Reproduce nothing but the lines from the start of the material through the line that includes "import seaborn as sns", both ends included, and omit every picture.

[BEGIN]

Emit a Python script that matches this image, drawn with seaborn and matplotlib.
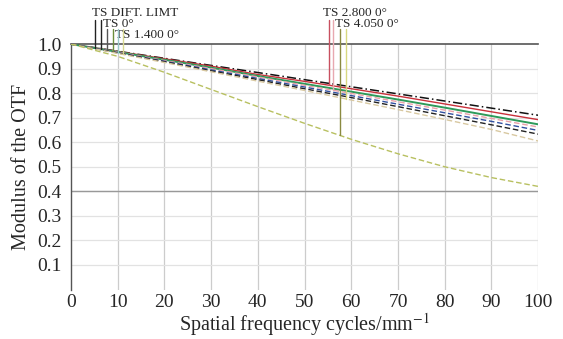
import numpy as np
import pandas as pd
import matplotlib
matplotlib.use("Agg")
import matplotlib.pyplot as plt
import seaborn as sns

# MTF curves (spatial frequency 0..100 cycles/mm)
freq = [0, 10, 20, 30, 40, 50, 60, 70, 80, 90, 100]
mtf_dift = [1.00, 0.971, 0.942, 0.913, 0.884, 0.855, 0.826, 0.797, 0.768, 0.739, 0.71]
mtf_red = [1.00, 0.97, 0.94, 0.91, 0.876, 0.848, 0.818, 0.788, 0.756, 0.724, 0.692]
mtf_green = [1.00, 0.968, 0.936, 0.904, 0.87, 0.838, 0.806, 0.774, 0.741, 0.707, 0.673]
mtf_pink = [1.00, 0.967, 0.933, 0.90, 0.866, 0.832, 0.799, 0.765, 0.731, 0.697, 0.662]
mtf_blue = [1.00, 0.965, 0.93, 0.895, 0.86, 0.825, 0.79, 0.755, 0.72, 0.685, 0.648]
mtf_black = [1.00, 0.964, 0.928, 0.891, 0.855, 0.818, 0.782, 0.745, 0.708, 0.671, 0.633]
mtf_tan = [1.00, 0.962, 0.925, 0.887, 0.849, 0.811, 0.772, 0.733, 0.693, 0.652, 0.605]
mtf_low = [1.00, 0.95, 0.885, 0.815, 0.745, 0.677, 0.612, 0.553, 0.50, 0.456, 0.42]

series_names = ["dift", "red", "green", "pink", "blue", "black", "tan", "low"]
series_vals = [mtf_dift, mtf_red, mtf_green, mtf_pink, mtf_blue, mtf_black, mtf_tan, mtf_low]
series_colors = ["#111111", "#c8303a", "#2e9a5a", "#e8a0a8", "#3050a0", "#222222", "#d8c8a0", "#b8c060"]
series_dashes = [(6, 2, 1, 2), "", "", (4, 2), (4, 2), (4, 2), (4, 2), (4, 2)]
series_widths = [1.1, 1.0, 1.4, 1.0, 1.0, 1.0, 1.0, 1.0]

# legend marker lines (Zemax style): frequency, top, series they drop to, colour
mark_freq = [5.1, 6.4, 7.7, 9.0, 10.1, 11.1, 55.2, 56.1, 57.6, 58.9]
mark_top = [1.10, 1.10, 1.06, 1.06, 1.06, 1.06, 1.10, 1.10, 1.06, 1.06]
mark_series = ["dift", "red", "green", "pink", "blue", "tan", "red", "pink", "low", "tan"]
mark_colors = ["#222222", "#222222", "#555555", "#6b8e3a", "#99c8c8", "#d8d890",
               "#c85060", "#e8a8b0", "#8a8a40", "#d8d880"]

labels = ["TS DIFT. LIMT", "TS 0°", "TS 1.400 0°", "TS 2.800 0°", "TS 4.050 0°"]
label_x = [4.6, 6.8, 9.4, 54.0, 56.6]
label_y = [1.128, 1.083, 1.037, 1.128, 1.083]

df = pd.DataFrame({
    "freq": np.tile(freq, len(series_names)),
    "mtf": np.concatenate(series_vals),
    "series": np.repeat(series_names, len(freq)),
})

sns.set_theme(style="white")
plt.rcParams["font.family"] = ["Liberation Serif", "DejaVu Serif"]
plt.rcParams["mathtext.fontset"] = "stix"

fig = plt.figure(figsize=(5.63, 3.39), dpi=100)
ax = fig.add_axes([0.126, 0.146, 0.830, 0.724])

ax.set_xlim(0, 100)
ax.set_ylim(0, 1.0)
ax.set_xticks(range(0, 101, 10))
ax.set_yticks([0.1 * i for i in range(1, 11)])
ax.set_yticklabels([f"{0.1 * i:.1f}" for i in range(1, 11)])

for v in range(10, 101, 10):
    ax.axvline(v, color="#cccccc", lw=0.9, zorder=0)
for i in range(1, 10):
    ax.axhline(0.1 * i, color="#e2e2e2", lw=0.9, zorder=0)
ax.axhline(0.4, color="#999999", lw=1.0, zorder=0)

sns.lineplot(data=df, x="freq", y="mtf", hue="series", style="series",
             hue_order=series_names, style_order=series_names,
             palette=dict(zip(series_names, series_colors)),
             dashes=dict(zip(series_names, series_dashes)),
             size="series", sizes=dict(zip(series_names, series_widths)),
             legend=False, ax=ax, zorder=3)

lookup = dict(zip(series_names, series_vals))
for f, top, s, c in zip(mark_freq, mark_top, mark_series, mark_colors):
    bottom = np.interp(f, freq, lookup[s])
    ax.plot([f, f], [bottom, top], color=c, lw=1.0, clip_on=False, zorder=4)

for t, x, y in zip(labels, label_x, label_y):
    ax.text(x, y, t, fontsize=9.5, ha="left", va="center", clip_on=False)

for side in ["right", "bottom"]:
    ax.spines[side].set_visible(False)
ax.spines["left"].set_color("#555555")
ax.spines["top"].set_color("#555555")
ax.spines["left"].set_linewidth(1.0)
ax.spines["top"].set_linewidth(1.2)

ax.tick_params(axis="both", labelsize=14, length=0)
ax.tick_params(axis="x", pad=3)
ax.tick_params(axis="y", pad=7)
ax.set_xlabel("Spatial frequency cycles/mm$^{-1}$", fontsize=14.5, labelpad=0)
ax.set_ylabel("Modulus of the OTF", fontsize=14.5, labelpad=4)

fig.savefig("out.png", dpi=100)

[END]

**Written solution**
Emit a Python script that matches this image, drawn with seaborn and matplotlib.
import numpy as np
import pandas as pd
import matplotlib
matplotlib.use("Agg")
import matplotlib.pyplot as plt
import seaborn as sns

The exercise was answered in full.